Given request: All of the data should be output character for character, except the pictures.

Data provided:
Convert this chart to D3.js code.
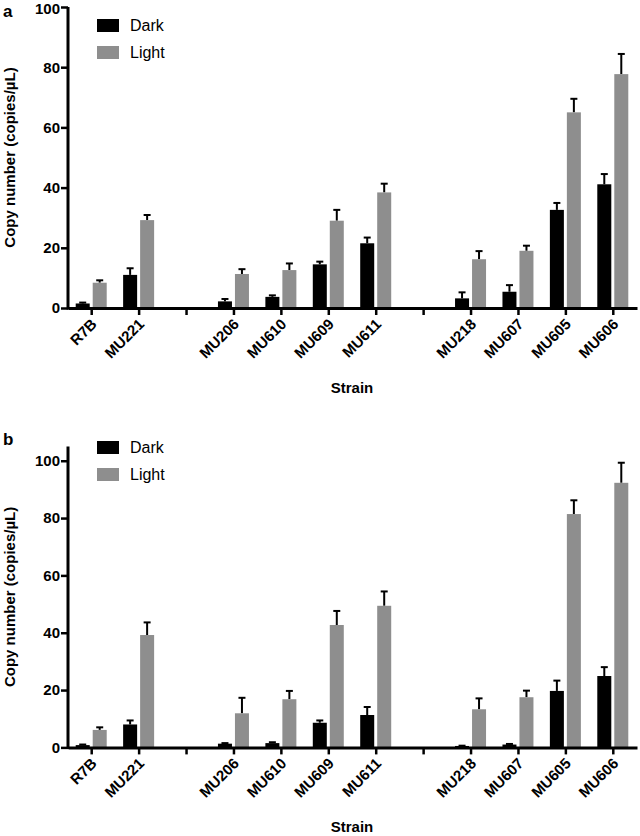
<!DOCTYPE html>
<html>
<head>
<meta charset="utf-8">
<script src="https://cdn.jsdelivr.net/npm/d3@7"></script>
<style>
  html, body { margin: 0; padding: 0; background: #fff; }
  svg { display: block; }
  text { font-family: "Liberation Sans", Arial, Helvetica, sans-serif; }
</style>
</head>
<body>
<svg id="chart" width="640" height="836"></svg>
<script>
// ---- data ----
const slots = ["R7B", "MU221", "gap1", "MU206", "MU610", "MU609", "MU611", "gap2", "MU218", "MU607", "MU605", "MU606"];
const strains = ["R7B", "MU221", "MU206", "MU610", "MU609", "MU611", "MU218", "MU607", "MU605", "MU606"];
const seriesNames = ["Dark", "Light"];
const yTicks = [0, 20, 40, 60, 80, 100];

// Panel a
const darkA = [1.5, 11.0, 2.2, 3.7, 14.5, 21.5, 3.2, 5.4, 32.6, 41.1];
const darkErrA = [0.3, 2.2, 0.8, 0.5, 0.9, 1.9, 2.0, 2.2, 2.3, 3.4];
const lightA = [8.4, 29.2, 11.3, 12.6, 29.0, 38.4, 16.2, 19.0, 65.0, 77.7];
const lightErrA = [0.8, 1.7, 1.6, 2.2, 3.6, 2.9, 2.7, 1.7, 4.5, 6.7];

// Panel b
const darkB = [0.8, 8.0, 1.3, 1.5, 8.6, 11.3, 0.5, 1.0, 19.7, 24.9];
const darkErrB = [0.2, 1.4, 0.2, 0.3, 0.8, 2.8, 0.1, 0.2, 3.6, 3.1];
const lightB = [6.1, 39.2, 11.9, 16.8, 42.7, 49.4, 13.3, 17.5, 81.4, 92.3];
const lightErrB = [0.9, 4.4, 5.4, 2.9, 4.9, 5.0, 3.8, 2.3, 4.8, 7.0];

const colors = { Dark: "#000000", Light: "#8e8e8e" };

const svg = d3.select("#chart");

function panel(cfg) {
  const g = svg.append("g");
  const x = d3.scaleBand().domain(slots).range([68, 637]);
  const y = d3.scaleLinear().domain([0, cfg.yMax]).range([cfg.y0, cfg.y0 - 301]);
  const inner = d3.scaleBand().domain(seriesNames).range([-16, 15]).paddingInner(0.176);

  const rows = strains.map((s, i) => ({
    strain: s,
    vals: [
      { name: "Dark", v: cfg.dark[i], e: cfg.darkErr[i] },
      { name: "Light", v: cfg.light[i], e: cfg.lightErr[i] }
    ]
  }));

  const grp = g.selectAll("g.strain").data(rows).join("g")
    .attr("transform", d => `translate(${x(d.strain) + x.bandwidth() / 2},0)`);

  // error bars (upper only)
  grp.selectAll("g.err").data(d => d.vals).join("g").each(function (d) {
    const cx = inner(d.name) + inner.bandwidth() / 2;
    const s = d3.select(this);
    s.append("line").attr("x1", cx).attr("x2", cx)
      .attr("y1", y(d.v)).attr("y2", y(d.v + d.e))
      .attr("stroke", "#000").attr("stroke-width", 2);
    s.append("line").attr("x1", cx - 3.5).attr("x2", cx + 3.5)
      .attr("y1", y(d.v + d.e)).attr("y2", y(d.v + d.e))
      .attr("stroke", "#000").attr("stroke-width", 2);
  });

  grp.selectAll("rect").data(d => d.vals).join("rect")
    .attr("x", d => inner(d.name))
    .attr("width", inner.bandwidth())
    .attr("y", d => y(d.v))
    .attr("height", d => y(0) - y(d.v))
    .attr("fill", d => colors[d.name]);

  // y axis
  const yAx = g.append("g").attr("transform", "translate(68,0)")
    .call(d3.axisLeft(y).tickValues(yTicks).tickSize(7).tickPadding(1).tickSizeOuter(0));
  yAx.select(".domain").attr("stroke-width", 3).attr("d", `M0,${cfg.y0 + 1.5}V${y(cfg.yMax)}`);
  yAx.selectAll(".tick line").attr("stroke-width", 2.5);
  yAx.selectAll(".tick text").attr("font-size", 15).attr("font-weight", "bold")
    .attr("font-family", "Liberation Sans, Arial, sans-serif").attr("fill", "#000")
    .attr("dy", d => (y(d) < 12 ? "0.45em" : "0.32em"));

  // x axis
  const xAx = g.append("g").attr("transform", `translate(0,${cfg.y0})`)
    .call(d3.axisBottom(x).tickSize(7).tickSizeOuter(0).tickFormat(""));
  xAx.select(".domain").attr("stroke-width", 3);
  xAx.selectAll(".tick line").attr("stroke-width", 2.5);
  xAx.selectAll(".tick text").remove();
  xAx.selectAll(".tick").filter(d => !d.startsWith("gap"))
    .append("text")
    .attr("font-size", 15).attr("font-weight", "bold")
    .attr("font-family", "Liberation Sans, Arial, sans-serif").attr("fill", "#000")
    .attr("text-anchor", "end")
    .attr("transform", "translate(6,17) rotate(-45)")
    .text(d => d);

  // axis titles
  g.append("text").attr("transform", `translate(15,${(cfg.y0 + y(cfg.yMax)) / 2}) rotate(-90)`)
    .attr("text-anchor", "middle").attr("font-size", 15).attr("font-weight", "bold")
    .text("Copy number (copies/µL)");
  g.append("text").attr("x", 352).attr("y", cfg.y0 + 85)
    .attr("text-anchor", "middle").attr("font-size", 15).attr("font-weight", "bold")
    .text("Strain");

  // panel letter
  g.append("text").attr("x", 3).attr("y", cfg.letterY)
    .attr("font-size", 17).attr("font-weight", "bold").text(cfg.letter);

  // legend
  const lg = g.append("g");
  seriesNames.forEach((n, i) => {
    lg.append("rect").attr("x", 97).attr("y", cfg.legY + i * 27).attr("width", 22).attr("height", 13)
      .attr("fill", colors[n]);
    lg.append("text").attr("x", 130).attr("y", cfg.legY + i * 27 + 12)
      .attr("font-size", 16).text(n);
  });
}

panel({ letter: "a", letterY: 17, y0: 308, yMax: 100, legY: 19,
  dark: darkA, darkErr: darkErrA, light: lightA, lightErr: lightErrA });
panel({ letter: "b", letterY: 445, y0: 747.4, yMax: 105, legY: 441,
  dark: darkB, darkErr: darkErrB, light: lightB, lightErr: lightErrB });
</script>
</body>
</html>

Output below:
Convert this chart to D3.js code.
<!DOCTYPE html>
<html>
<head>
<meta charset="utf-8">
<script src="https://cdn.jsdelivr.net/npm/d3@7"></script>
<style>
  html, body { margin: 0; padding: 0; background: #fff; }
  svg { display: block; }
  text { font-family: "Liberation Sans", Arial, Helvetica, sans-serif; }
</style>
</head>
<body>
<svg id="chart" width="640" height="836"></svg>
<script>
// ---- data ----
const slots = ["R7B", "MU221", "gap1", "MU206", "MU610", "MU609", "MU611", "gap2", "MU218", "MU607", "MU605", "MU606"];
const strains = ["R7B", "MU221", "MU206", "MU610", "MU609", "MU611", "MU218", "MU607", "MU605", "MU606"];
const seriesNames = ["Dark", "Light"];
const yTicks = [0, 20, 40, 60, 80, 100];

// Panel a
const darkA = [1.5, 11.0, 2.2, 3.7, 14.5, 21.5, 3.2, 5.4, 32.6, 41.1];
const darkErrA = [0.3, 2.2, 0.8, 0.5, 0.9, 1.9, 2.0, 2.2, 2.3, 3.4];
const lightA = [8.4, 29.2, 11.3, 12.6, 29.0, 38.4, 16.2, 19.0, 65.0, 77.7];
const lightErrA = [0.8, 1.7, 1.6, 2.2, 3.6, 2.9, 2.7, 1.7, 4.5, 6.7];

// Panel b
const darkB = [0.8, 8.0, 1.3, 1.5, 8.6, 11.3, 0.5, 1.0, 19.7, 24.9];
const darkErrB = [0.2, 1.4, 0.2, 0.3, 0.8, 2.8, 0.1, 0.2, 3.6, 3.1];
const lightB = [6.1, 39.2, 11.9, 16.8, 42.7, 49.4, 13.3, 17.5, 81.4, 92.3];
const lightErrB = [0.9, 4.4, 5.4, 2.9, 4.9, 5.0, 3.8, 2.3, 4.8, 7.0];

const colors = { Dark: "#000000", Light: "#8e8e8e" };

const svg = d3.select("#chart");

function panel(cfg) {
  const g = svg.append("g");
  const x = d3.scaleBand().domain(slots).range([68, 637]);
  const y = d3.scaleLinear().domain([0, cfg.yMax]).range([cfg.y0, cfg.y0 - 301]);
  const inner = d3.scaleBand().domain(seriesNames).range([-16, 15]).paddingInner(0.176);

  const rows = strains.map((s, i) => ({
    strain: s,
    vals: [
      { name: "Dark", v: cfg.dark[i], e: cfg.darkErr[i] },
      { name: "Light", v: cfg.light[i], e: cfg.lightErr[i] }
    ]
  }));

  const grp = g.selectAll("g.strain").data(rows).join("g")
    .attr("transform", d => `translate(${x(d.strain) + x.bandwidth() / 2},0)`);

  // error bars (upper only)
  grp.selectAll("g.err").data(d => d.vals).join("g").each(function (d) {
    const cx = inner(d.name) + inner.bandwidth() / 2;
    const s = d3.select(this);
    s.append("line").attr("x1", cx).attr("x2", cx)
      .attr("y1", y(d.v)).attr("y2", y(d.v + d.e))
      .attr("stroke", "#000").attr("stroke-width", 2);
    s.append("line").attr("x1", cx - 3.5).attr("x2", cx + 3.5)
      .attr("y1", y(d.v + d.e)).attr("y2", y(d.v + d.e))
      .attr("stroke", "#000").attr("stroke-width", 2);
  });

  grp.selectAll("rect").data(d => d.vals).join("rect")
    .attr("x", d => inner(d.name))
    .attr("width", inner.bandwidth())
    .attr("y", d => y(d.v))
    .attr("height", d => y(0) - y(d.v))
    .attr("fill", d => colors[d.name]);

  // y axis
  const yAx = g.append("g").attr("transform", "translate(68,0)")
    .call(d3.axisLeft(y).tickValues(yTicks).tickSize(7).tickPadding(1).tickSizeOuter(0));
  yAx.select(".domain").attr("stroke-width", 3).attr("d", `M0,${cfg.y0 + 1.5}V${y(cfg.yMax)}`);
  yAx.selectAll(".tick line").attr("stroke-width", 2.5);
  yAx.selectAll(".tick text").attr("font-size", 15).attr("font-weight", "bold")
    .attr("font-family", "Liberation Sans, Arial, sans-serif").attr("fill", "#000")
    .attr("dy", d => (y(d) < 12 ? "0.45em" : "0.32em"));

  // x axis
  const xAx = g.append("g").attr("transform", `translate(0,${cfg.y0})`)
    .call(d3.axisBottom(x).tickSize(7).tickSizeOuter(0).tickFormat(""));
  xAx.select(".domain").attr("stroke-width", 3);
  xAx.selectAll(".tick line").attr("stroke-width", 2.5);
  xAx.selectAll(".tick text").remove();
  xAx.selectAll(".tick").filter(d => !d.startsWith("gap"))
    .append("text")
    .attr("font-size", 15).attr("font-weight", "bold")
    .attr("font-family", "Liberation Sans, Arial, sans-serif").attr("fill", "#000")
    .attr("text-anchor", "end")
    .attr("transform", "translate(6,17) rotate(-45)")
    .text(d => d);

  // axis titles
  g.append("text").attr("transform", `translate(15,${(cfg.y0 + y(cfg.yMax)) / 2}) rotate(-90)`)
    .attr("text-anchor", "middle").attr("font-size", 15).attr("font-weight", "bold")
    .text("Copy number (copies/µL)");
  g.append("text").attr("x", 352).attr("y", cfg.y0 + 85)
    .attr("text-anchor", "middle").attr("font-size", 15).attr("font-weight", "bold")
    .text("Strain");

  // panel letter
  g.append("text").attr("x", 3).attr("y", cfg.letterY)
    .attr("font-size", 17).attr("font-weight", "bold").text(cfg.letter);

  // legend
  const lg = g.append("g");
  seriesNames.forEach((n, i) => {
    lg.append("rect").attr("x", 97).attr("y", cfg.legY + i * 27).attr("width", 22).attr("height", 13)
      .attr("fill", colors[n]);
    lg.append("text").attr("x", 130).attr("y", cfg.legY + i * 27 + 12)
      .attr("font-size", 16).text(n);
  });
}

panel({ letter: "a", letterY: 17, y0: 308, yMax: 100, legY: 19,
  dark: darkA, darkErr: darkErrA, light: lightA, lightErr: lightErrA });
panel({ letter: "b", letterY: 445, y0: 747.4, yMax: 105, legY: 441,
  dark: darkB, darkErr: darkErrB, light: lightB, lightErr: lightErrB });
</script>
</body>
</html>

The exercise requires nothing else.